Note: The changes required during this step are the same for both versions of
the code, so only the parallel loop version will be shown.
#pragma acc data copy(A[:n][:m]) create(Anew[:n][:m])
while ( error > tol && iter < iter_max )
{
error = 0.0;
#pragma acc parallel loop reduction(max:error)
for( int j = 1; j < n-1; j++)
{
#pragma acc loop reduction(max:error)
for( int i = 1; i < m-1; i++ )
{
Anew[j][i] = 0.25 * ( A[j][i+1] + A[j][i-1]
+ A[j-1][i] + A[j+1][i]);
error = fmax( error, fabs(Anew[j][i] - A[j][i]));
}
}
#pragma acc parallel loop
for( int j = 1; j < n-1; j++)
{
#pragma acc loop
for( int i = 1; i < m-1; i++ )
{
A[j][i] = Anew[j][i];
}
}
if(iter % 100 == 0) printf("%5d, %0.6f\n", iter, error);
iter++;
}
!$acc data copy(A) create(Anew)
do while ( error .gt. tol .and. iter .lt. iter_max )
error=0.0_fp_kind
!$acc parallel loop reduction(max:error)
do j=1,m-2
!$acc loop reduction(max:error)
do i=1,n-2
A(i,j) = 0.25_fp_kind * ( Anew(i+1,j ) + Anew(i-1,j ) + &
Anew(i ,j-1) + Anew(i ,j+1) )
error = max( error, abs(A(i,j) - Anew(i,j)) )
end do
end do
!$acc parallel loop
do j=1,m-2
!$acc loop
do i=1,n-2
A(i,j) = Anew(i,j)
end do
end do
if(mod(iter,100).eq.0 ) write(*,'(i5,f10.6)'), iter, error
iter = iter + 1
end do
!$acc end data
With this change, only the value computed for the maximum error, which is
required by the convergence loop, is copied from the device every iteration.
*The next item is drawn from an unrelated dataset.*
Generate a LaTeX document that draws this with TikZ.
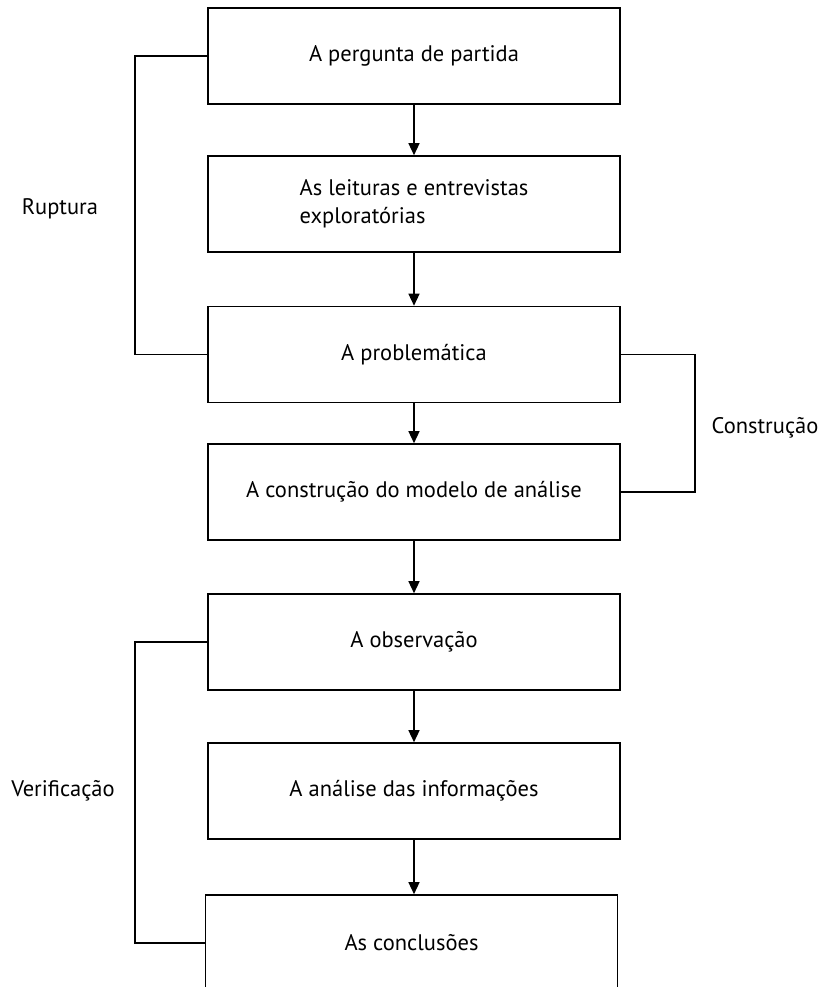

The A and Anew arrays will remain local to the device through the extent of
this calculation. Using the NVIDIA NSight Systems again, we see that each
data transfers now only occur at the beginning and end of the data region and
that the time between each iterations is much less.

Looking at the final performance of this code, we see that the time for the
OpenACC code on a GPU is now much faster than even the best threaded CPU code.
Although only the parallel loop version is shown in the performance graph,
the kernels version performs equally well once the data region has been
added.

This ends the Jacobi Iteration case study. The simplicity of this implementation generally shows very good speed-ups with OpenACC, often leaving little potential for further improvement. The reader should feel encouraged, however, to revisit this code to see if further improvements are possible on the device of interest to them.